C.S. Perez from Unincorporated Territory (Tinfish, 2008)
With Unincorporated Territory, C.S. Perez works to repair the fallen bridges between poetry and collective memory. Part history primer, part Olsonesque exploration of place, part sermon on the U.S. denial of its own imperial involvements, this first of twelve installments worries the gap between orality and literacy, documentary transcription and a commitment to poetry as an act of resistance to collective erasure. Langston Hughes and Pablo Neruda suggest some of the moral coordinates of Perez’s project, with the tight, economical maneuvers of the Objectivists as part of its formal armature. If poetry still has meaning for a people rather than an agglomeration of persons, here’s a good instance of how it might sound when it speaks.
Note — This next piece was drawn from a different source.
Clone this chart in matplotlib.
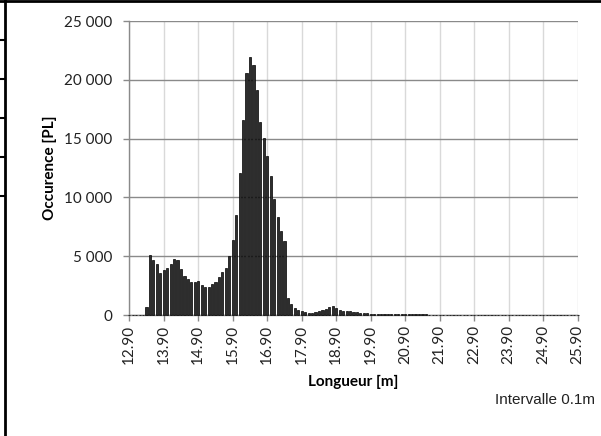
import numpy as np
import matplotlib
matplotlib.use("Agg")
import matplotlib.pyplot as plt
from matplotlib.lines import Line2D

# Occurrences per 0.1 m length bin, starting at 12.90 m
occurrences = [
    20, 0, 0, 0, 0, 650, 5080, 4660, 4380, 3590,          # 12.90 - 13.80
    3810, 4010, 4320, 4770, 4720, 3870, 3330, 3020, 2770, 2770,  # 13.90 - 14.80
    2850, 2540, 2400, 2340, 2600, 2770, 3190, 3620, 4040, 5000,  # 14.90 - 15.80
    6360, 8530, 12090, 16610, 20620, 21950, 21240, 19120, 16440, 15030,  # 15.90 - 16.80
    13560, 11860, 9890, 8330, 7120, 6330, 1470, 930, 620, 425,  # 16.90 - 17.80
    310, 230, 200, 200, 230, 370, 425, 510, 680, 740,     # 17.90 - 18.80
    600, 425, 370, 370, 310, 250, 230, 200, 170, 140,     # 18.90 - 19.80
    110, 100, 90, 85, 80, 75, 70, 70, 65, 60,             # 19.90 - 20.80
    60, 55, 55, 50, 50, 45, 45, 40, 40, 40,               # 20.90 - 21.80
    35, 35, 35, 30, 30, 30, 30, 25, 25, 25,               # 21.90 - 22.80
    25, 25, 20, 20, 20, 20, 20, 15, 15, 0,                # 22.90 - 23.80
    0, 15, 15, 10, 15, 10, 15, 10, 15, 10,                # 23.90 - 24.80
    0, 0, 10, 0, 0, 0, 10, 10, 10, 0,                     # 24.90 - 25.80
    10,                                                   # 25.90
]
bin_start = 12.90
bin_step = 0.10
lengths = np.round(bin_start + bin_step * np.arange(len(occurrences)), 2)

x_tick_values = [12.9, 13.9, 14.9, 15.9, 16.9, 17.9, 18.9, 19.9, 20.9, 21.9, 22.9, 23.9, 24.9, 25.9]
x_tick_labels = ["12.90", "13.90", "14.90", "15.90", "16.90", "17.90", "18.90",
                 "19.90", "20.90", "21.90", "22.90", "23.90", "24.90", "25.90"]
y_tick_values = [0, 5000, 10000, 15000, 20000, 25000]
y_tick_labels = ["0", "5 000", "10 000", "15 000", "20 000", "25 000"]

font = "Lato"

fig = plt.figure(figsize=(6.01, 4.36), dpi=100)
ax = fig.add_axes([0.2151, 0.2775, 0.7461, 0.6743])

bars = ax.bar(lengths, occurrences, width=0.062, color="#2e2e2e", edgecolor="#000000",
              linewidth=0.5, zorder=3)
for b in bars:
    b.set_clip_on(False)

ax.set_xlim(12.9, 25.9)
ax.set_ylim(0, 25000)

ax.set_xticks(x_tick_values)
ax.set_xticklabels(x_tick_labels, rotation=90, fontsize=11, family=font, color="#222222")
ax.set_yticks(y_tick_values)
ax.set_yticklabels(y_tick_labels, fontsize=11, family=font, color="#222222")

ax.grid(axis="x", color="#d9d9d9", linewidth=1.0, zorder=0)
ax.grid(axis="y", color="#8a8a8a", linewidth=1.0, zorder=0)
ax.set_axisbelow(True)

for side in ["top", "right"]:
    ax.spines[side].set_visible(False)
for side in ["left", "bottom"]:
    ax.spines[side].set_color("#8a8a8a")
    ax.spines[side].set_linewidth(1.0)
ax.tick_params(axis="both", direction="out", length=4, color="#8a8a8a", width=1)
ax.tick_params(axis="y", pad=8)
ax.tick_params(axis="x", pad=3)

ax.set_ylabel("Occurence [PL]", fontsize=11, fontweight="bold", family=font, labelpad=5)
ax.set_xlabel("Longueur [m]", fontsize=11, fontweight="bold", family=font, labelpad=8)

fig.text(0.990, 0.082, "Intervalle 0.1m", ha="right", va="center",
         fontsize=11, family="Liberation Sans", color="#222222")

# outer frame lines
fig.add_artist(Line2D([0, 1], [0.998, 0.998], transform=fig.transFigure,
                      color="black", linewidth=2))
fig.add_artist(Line2D([0.0085, 0.0085], [0, 1], transform=fig.transFigure,
                      color="black", linewidth=2))
for yp in [40, 79, 118, 157, 196]:
    yf = 1 - yp / 436
    fig.add_artist(Line2D([0, 0.0085], [yf, yf], transform=fig.transFigure,
                          color="black", linewidth=1.5))

fig.savefig("out.png", dpi=100)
David Petrelli Ferment (Try!, 2008)
Ferment is an impassioned diapason to the liberations made possible through black sound, especially the stretch of it that runs from free jazz to hip hop. To his litany of preterite heroes and famous pathbreakers Petrelli brings a deep awareness of the music’s social roots, so that changes in musical form serve to track patterns of social oppression, with Amadou Diallo and Clive “Kool Herc” Campbell worked into the same oscillation between injustice and artistic breakthrough, “the relationships between music and social movements [made] clear and limpid.” If Ferment has anything as simple as a thesis, it’s that “it is unlikely that a cultural current can grow or even survive if the social ferments that feed it are repressed or ,,, annihilated”—as good a gauge as any for measuring our stumbles and occasional triumphs in “creat[ing] a collective consciousness rooted in freedom and peace.”
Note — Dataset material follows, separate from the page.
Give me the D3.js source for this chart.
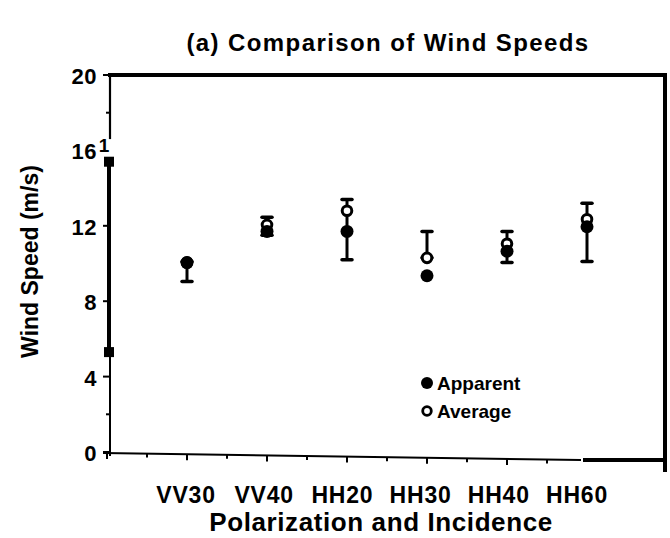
<!DOCTYPE html>
<html>
<head>
<meta charset="utf-8">
<script src="https://cdn.jsdelivr.net/npm/d3@7/dist/d3.min.js"></script>
<style>
  html, body { margin: 0; padding: 0; background: #fff; }
  svg { display: block; font-family: "Liberation Sans", Arial, sans-serif; }
</style>
</head>
<body>
<svg id="chart" width="670" height="538"></svg>
<script>
// ---- data ----
const categories = ["VV30", "VV40", "HH20", "HH30", "HH40", "HH60"];
const apparent   = [10.05, 11.7, 11.7, 9.35, 10.65, 11.95];
const average    = [10.05, 12.05, 12.8, 10.3, 11.05, 12.35];
const errLow     = [9.05, 11.5, 10.2, 10.3, 10.05, 10.1];
const errHigh    = [10.1, 12.45, 13.4, 11.7, 11.7, 13.2];
const yTicks     = [0, 4, 8, 12, 16, 20];
const yMinorTicks = [2, 18];
const sideBar    = [5.3, 15.4];   // thick segment on the left axis, labelled "1"

const svg = d3.select("#chart");
const plotLeft = 110, plotRight = 665, plotTop = 75, plotBottom = 452;

const y = d3.scaleLinear().domain([0, 20]).range([plotBottom, plotTop]);
const x = d3.scalePoint().domain(categories).range([187, 587]);
const xLab = d3.scalePoint().domain(categories).range([186, 577]);

// slight tilt of the scanned bottom axis
const axisY = px => 453 + (px - 105) * (7 / 475);

// Title
svg.append("text").attr("x", 388).attr("y", 51).attr("text-anchor", "middle")
  .attr("font-size", 24).attr("font-weight", "bold").attr("letter-spacing", 1.4)
  .text("(a) Comparison of Wind Speeds");

// frame: top and right
svg.append("line").attr("x1", plotLeft - 2).attr("x2", plotRight + 2).attr("y1", y(20)).attr("y2", y(20))
  .attr("stroke", "#000").attr("stroke-width", 4);
svg.append("line").attr("x1", plotRight).attr("x2", plotRight).attr("y1", y(20) - 2).attr("y2", 472)
  .attr("stroke", "#000").attr("stroke-width", 4);

// left axis (with a gap around the "1" label)
svg.append("line").attr("x1", plotLeft).attr("x2", plotLeft).attr("y1", y(0) + 4).attr("y2", y(sideBar[0]))
  .attr("stroke", "#000").attr("stroke-width", 2);
svg.append("line").attr("x1", plotLeft).attr("x2", plotLeft).attr("y1", y(16.6)).attr("y2", y(20))
  .attr("stroke", "#000").attr("stroke-width", 2.2);
// thick side segment
svg.append("line").attr("x1", plotLeft - 1).attr("x2", plotLeft - 1).attr("y1", y(sideBar[0])).attr("y2", y(sideBar[1]))
  .attr("stroke", "#000").attr("stroke-width", 4);
sideBar.forEach(v => {
  svg.append("rect").attr("x", plotLeft - 6).attr("y", y(v) - 5).attr("width", 10).attr("height", 10).attr("fill", "#000");
});
svg.append("text").attr("x", plotLeft - 6).attr("y", y(sideBar[1]) - 10).attr("text-anchor", "middle")
  .attr("font-size", 19).attr("font-weight", "bold").text("1");

// y ticks
yTicks.forEach(v => {
  if (v !== 16) svg.append("line").attr("x1", plotLeft - 7).attr("x2", plotLeft).attr("y1", y(v)).attr("y2", y(v))
    .attr("stroke", "#000").attr("stroke-width", 2);
  svg.append("text").attr("x", 97).attr("y", y(v) + 9).attr("text-anchor", "end")
    .attr("font-size", 22).attr("font-weight", "bold").attr("letter-spacing", 0.5).text(v);
});
yMinorTicks.forEach(v => {
  svg.append("line").attr("x1", plotLeft - 4).attr("x2", plotLeft).attr("y1", y(v)).attr("y2", y(v))
    .attr("stroke", "#000").attr("stroke-width", 2);
});

// y axis title
svg.append("text").attr("transform", `translate(38,${(y(4)+y(16))/2 - 2}) rotate(-90)`)
  .attr("text-anchor", "middle").attr("font-size", 23).attr("font-weight", "bold").text("Wind Speed (m/s)");

// bottom axis: thin tilted line, then thick straight piece
svg.append("line").attr("x1", 103).attr("x2", 581).attr("y1", axisY(103)).attr("y2", axisY(581))
  .attr("stroke", "#000").attr("stroke-width", 2);
svg.append("line").attr("x1", 583).attr("x2", plotRight).attr("y1", 460).attr("y2", 460)
  .attr("stroke", "#000").attr("stroke-width", 4);
const step = x.step();
const majorX = [x(categories[0]) - step].concat(categories.map(c => x(c)));
majorX.forEach((px, i) => {
  if (i === categories.length) return;
  svg.append("line").attr("x1", px).attr("x2", px).attr("y1", axisY(px)).attr("y2", axisY(px) + 6)
    .attr("stroke", "#000").attr("stroke-width", 2);
  const mx = px + step / 2;
  if (mx < 580) svg.append("line").attr("x1", mx).attr("x2", mx).attr("y1", axisY(mx)).attr("y2", axisY(mx) + 4)
    .attr("stroke", "#000").attr("stroke-width", 2);
});

// category labels
categories.forEach(c => {
  svg.append("text").attr("x", xLab(c)).attr("y", 503).attr("text-anchor", "middle")
    .attr("font-size", 23).attr("font-weight", "bold").attr("letter-spacing", 0.8).text(c);
});
svg.append("text").attr("x", 381).attr("y", 531).attr("text-anchor", "middle")
  .attr("font-size", 26).attr("font-weight", "bold").attr("letter-spacing", 0.6)
  .text("Polarization and Incidence");

// error bars
const g = svg.append("g");
categories.forEach((c, i) => {
  const px = x(c);
  g.append("line").attr("x1", px).attr("x2", px).attr("y1", y(errLow[i])).attr("y2", y(errHigh[i]))
    .attr("stroke", "#000").attr("stroke-width", 3);
  [errLow[i], errHigh[i]].forEach(v => {
    g.append("line").attr("x1", px - 5).attr("x2", px + 5).attr("y1", y(v)).attr("y2", y(v))
      .attr("stroke", "#000").attr("stroke-width", 3.5).attr("stroke-linecap", "round");
  });
});
// average (open) under the filled markers
g.selectAll("circle.avg").data(average).join("circle").attr("class", "avg")
  .attr("cx", (d, i) => x(categories[i])).attr("cy", d => y(d)).attr("r", 4.8)
  .attr("fill", "#fff").attr("stroke", "#000").attr("stroke-width", 3);
// apparent (filled)
g.selectAll("circle.app").data(apparent).join("circle").attr("class", "app")
  .attr("cx", (d, i) => x(categories[i])).attr("cy", d => y(d)).attr("r", 6.5).attr("fill", "#000");

// legend
const lg = svg.append("g");
lg.append("circle").attr("cx", 427).attr("cy", 383).attr("r", 6).attr("fill", "#000");
lg.append("text").attr("x", 437).attr("y", 390).attr("font-size", 19).attr("font-weight", "bold").text("Apparent");
lg.append("circle").attr("cx", 427).attr("cy", 411).attr("r", 4.3).attr("fill", "#fff").attr("stroke", "#000").attr("stroke-width", 2.8);
lg.append("text").attr("x", 437).attr("y", 418).attr("font-size", 19).attr("font-weight", "bold").text("Average");
</script>
</body>
</html>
Try! Magazine, 23 October 2008, edited by Sara M. Larsen & David Brazil
Try! is a twice-monthly assemblage of fonts, scrawls, maps, cartoons, inscriptions, legal documents, hand-colored DVD sleeves, homemade movies, graphs, charts, polyglot abecedaria, graffiti, musical notation, movie stills, zigzag quotations, handwritten lists and murky photographs that pull the poems embedded inside into the larger syntax of each issue, so that every number becomes a giant poem spoken across media, like one of Pound’s cantos souped up and with the politics right.
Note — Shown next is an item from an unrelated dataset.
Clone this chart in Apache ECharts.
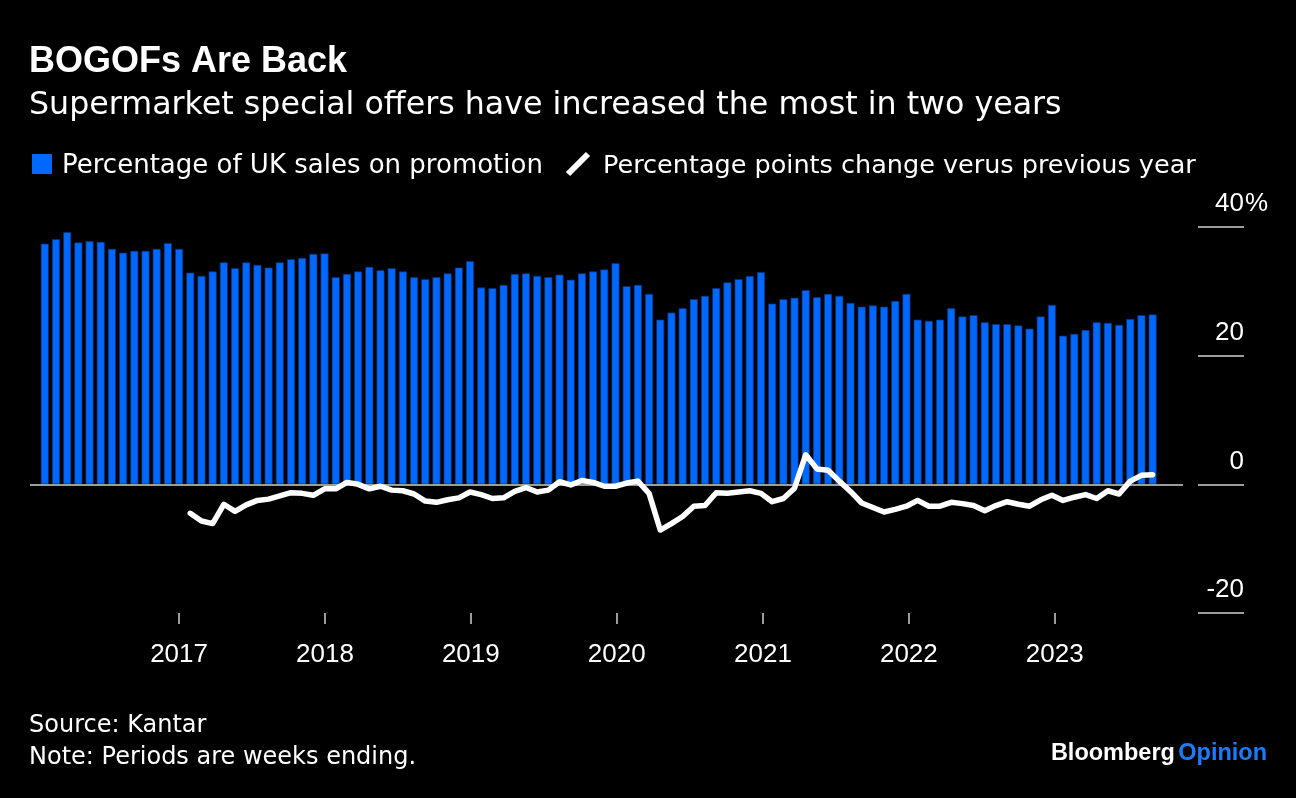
<!DOCTYPE html>
<html><head><meta charset="utf-8">
<script src="https://cdn.jsdelivr.net/npm/echarts@6/dist/echarts.min.js"></script>
<style>html,body{margin:0;padding:0;background:#000;}#chart{width:1296px;height:798px;}</style>
</head><body><div id="chart"></div>
<script>
// Kantar 4-week periods (period-end dates)
const periodEnd = [
'2016-01-31','2016-02-28','2016-03-27','2016-04-24','2016-05-22','2016-06-19','2016-07-17','2016-08-14','2016-09-11','2016-10-09',
'2016-11-06','2016-12-04','2017-01-01','2017-01-29','2017-02-26','2017-03-26','2017-04-23','2017-05-21','2017-06-18','2017-07-16',
'2017-08-13','2017-09-10','2017-10-08','2017-11-05','2017-12-03','2017-12-31','2018-01-28','2018-02-25','2018-03-25','2018-04-22',
'2018-05-20','2018-06-17','2018-07-15','2018-08-12','2018-09-09','2018-10-07','2018-11-04','2018-12-02','2018-12-30','2019-01-27',
'2019-02-24','2019-03-24','2019-04-21','2019-05-19','2019-06-16','2019-07-14','2019-08-11','2019-09-08','2019-10-06','2019-11-03',
'2019-12-01','2019-12-29','2020-01-26','2020-02-23','2020-03-22','2020-04-19','2020-05-17','2020-06-14','2020-07-12','2020-08-09',
'2020-09-06','2020-10-04','2020-11-01','2020-11-29','2020-12-27','2021-01-24','2021-02-21','2021-03-21','2021-04-18','2021-05-16',
'2021-06-13','2021-07-11','2021-08-08','2021-09-05','2021-10-03','2021-10-31','2021-11-28','2021-12-26','2022-01-23','2022-02-20',
'2022-03-20','2022-04-17','2022-05-15','2022-06-12','2022-07-10','2022-08-07','2022-09-04','2022-10-02','2022-10-30','2022-11-27',
'2022-12-25','2023-01-22','2023-02-19','2023-03-19','2023-04-16','2023-05-14','2023-06-11','2023-07-09','2023-08-06','2023-09-03'
];
// Percentage of UK sales on promotion
const promoShare = [
37.4,38.1,39.2,37.6,37.8,37.7,36.6,36.0,36.3,36.3,
36.6,37.5,36.6,32.9,32.4,33.1,34.5,33.6,34.5,34.1,
33.7,34.5,35.0,35.2,35.8,35.9,32.2,32.7,33.1,33.8,
33.3,33.6,33.1,32.2,31.9,32.2,32.8,33.7,34.7,30.6,
30.5,31.0,32.7,32.8,32.4,32.2,32.6,31.8,32.8,33.1,
33.4,34.4,30.8,31.0,29.6,25.6,26.7,27.4,28.8,29.3,
30.5,31.4,31.9,32.4,33.0,28.1,28.8,29.0,30.2,29.1,
29.6,29.3,28.2,27.6,27.8,27.6,28.5,29.6,25.6,25.4,
25.6,27.4,26.1,26.3,25.2,24.9,24.9,24.7,24.2,26.1,
27.9,23.1,23.4,24.0,25.2,25.1,24.8,25.7,26.3,26.4
];
// Percentage points change versus previous year
const yoyChange = [
null,null,null,null,null,null,null,null,null,null,
null,null,null,-4.5,-5.7,-6.1,-3.1,-4.2,-3.2,-2.5,
-2.3,-1.8,-1.3,-1.4,-1.7,-0.7,-0.7,0.3,0.0,-0.7,
-0.3,-0.9,-1.0,-1.5,-2.6,-2.8,-2.4,-2.1,-1.2,-1.6,
-2.2,-2.1,-1.1,-0.5,-1.2,-0.9,0.4,-0.1,0.6,0.3,
-0.3,-0.3,0.2,0.5,-1.4,-7.1,-6.1,-5.0,-3.4,-3.3,
-1.3,-1.4,-1.2,-1.0,-1.4,-2.7,-2.2,-0.6,4.6,2.4,
2.2,0.5,-1.1,-2.9,-3.6,-4.3,-3.9,-3.4,-2.5,-3.4,
-3.4,-2.8,-3.0,-3.3,-4.1,-3.3,-2.7,-3.1,-3.4,-2.4,
-1.7,-2.5,-2.0,-1.6,-2.2,-1.0,-1.5,0.5,1.4,1.5
];
const yearTicks = ['2017-01-01','2018-01-01','2019-01-01','2020-01-01','2021-01-01','2022-01-01','2023-01-01'];
const yTickValues = [-20, 0, 20, 40];
const seriesNames = ['Percentage of UK sales on promotion', 'Percentage points change verus previous year'];

function toTime(s) { const p = s.split('-').map(Number); return new Date(p[0], p[1] - 1, p[2]).getTime(); }
const yearTickValues = yearTicks.map(toTime);

const chart = echarts.init(document.getElementById('chart'), null, {renderer: 'canvas'});
const REG = '"DejaVu Sans"';
const NUM = '"Liberation Sans", Arial, sans-serif';

chart.setOption({
  backgroundColor: '#000',
  animation: false,
  grid: {left: 30, right: 113, top: 227, bottom: 185, containLabel: false},
  xAxis: {
    type: 'value',
    min: toTime('2015-12-25'),
    max: toTime('2023-11-18'),
    axisLine: {show: false, onZero: false},
    splitLine: {show: false},
    axisTick: {show: true, customValues: yearTickValues, length: 11, lineStyle: {color: '#cfcfcf', width: 1.5}},
    axisLabel: {show: true, customValues: yearTickValues, formatter: v => String(new Date(v).getFullYear()),
      color: '#fff', fontSize: 26, fontFamily: NUM, margin: 29}
  },
  yAxis: {
    type: 'value', position: 'right', min: -20, max: 40, interval: 20, offset: 15,
    axisLine: {show: false},
    splitLine: {show: false},
    axisTick: {show: true, length: 46, inside: false, lineStyle: {color: '#cfcfcf', width: 1.5}},
    axisLabel: {
      inside: false, margin: 46, align: 'right', verticalAlign: 'bottom', padding: [0, 0, 10, 0],
      color: '#fff', fontSize: 26, fontFamily: NUM,
      formatter: v => String(v)
    }
  },
  series: [
    {
      type: 'bar', name: seriesNames[0],
      data: periodEnd.map((d, i) => [toTime(d), promoShare[i]]),
      barWidth: 8,
      itemStyle: {color: '#0068ff', borderColor: '#0b2f70', borderWidth: 0.7},
      markLine: {silent: true, symbol: 'none', label: {show: false}, animation: false,
        lineStyle: {color: '#cfcfcf', width: 1.5, type: 'solid'}, data: [{yAxis: 0}]},
      z: 2
    },
    {
      type: 'line', name: seriesNames[1],
      data: periodEnd.map((d, i) => [toTime(d), yoyChange[i] === null ? '-' : yoyChange[i]]),
      showSymbol: false, symbol: 'none',
      lineStyle: {color: '#fff', width: 5.5, cap: 'round', join: 'round'},
      itemStyle: {color: '#fff'},
      z: 5
    }
  ],
  graphic: [
    {type: 'text', x: 29, y: 62.5, style: {text: 'BOGOFs Are Back', font: 'bold 36px "Liberation Sans"', fill: '#fff', verticalAlign: 'middle'}},
    {type: 'text', x: 29, y: 106, style: {text: 'Supermarket special offers have increased the most in two years', font: '31.7px ' + REG, fill: '#fff', verticalAlign: 'middle'}},
    {type: 'rect', shape: {x: 32, y: 154, width: 20, height: 20}, style: {fill: '#0068ff'}},
    {type: 'text', x: 62, y: 166, style: {text: seriesNames[0], font: '26px ' + REG, fill: '#fff', verticalAlign: 'middle'}},
    {type: 'line', shape: {x1: 568, y1: 174, x2: 588, y2: 154}, style: {stroke: '#fff', lineWidth: 6}},
    {type: 'text', x: 603, y: 166, style: {text: seriesNames[1], font: '25.5px ' + REG, fill: '#fff', verticalAlign: 'middle'}},
    {type: 'text', x: 29, y: 726, style: {text: 'Source: Kantar', font: '24px ' + REG, fill: '#fff', verticalAlign: 'middle'}},
    {type: 'text', x: 29, y: 758, style: {text: 'Note: Periods are weeks ending.', font: '24px ' + REG, fill: '#fff', verticalAlign: 'middle'}},
    {type: 'text', x: 1267, y: 754, style: {text: '{b|Bloomberg} {o|Opinion}', align: 'right', verticalAlign: 'middle',
      rich: {b: {font: 'bold 23.5px "Liberation Sans"', fill: '#fff'}, o: {font: 'bold 23.5px "Liberation Sans"', fill: '#1a7cff'}}}}
  ]
});

// percent sign hanging after the top y-axis label, placed through the axis scale
const topY = chart.convertToPixel({yAxisIndex: 0}, yTickValues[3]);
const gridRight = chart.convertToPixel({xAxisIndex: 0}, toTime('2023-11-18'));
chart.setOption({graphic: [{id: 'pct', type: 'text', x: gridRight + 15 + 46 + 1, y: topY,
  style: {text: '%', font: '26px "Liberation Sans"', fill: '#fff', align: 'left', verticalAlign: 'bottom', padding: [0, 0, 10, 0]}}]});
</script></body></html>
The poets included reflect the readings and afterparties of the Bay Area, but also the network of affinities that feed and flow from the happenings there, so that Try! is less a record of a particular scene or school than a real-time transcription of emerging sensibilities in the post-Bush era. Try! comes closer than any magazine I can think of to capturing how the poets I know really talk. Marx and Benjamin are inescapable spirits; community is a problem but also a given; film eclipses jazz or painting as the “second art” of choice; and the sense of the past is deep, sly, and politicized, putting the present at the lip of a process that began with the Ugaritic “A.”
The labor that goes into each issue marks itself with off-kilter cuts and freestyle kerning, so that you’re always aware of the scissors and paste behind the brainwork, behind all work and the bodies assembled to accomplish it. I think what Try! is trying is to offer a counter-assembly, new ways of making meaning out more genuine connections between persons. In direct speech: change. Indirect speech: Love.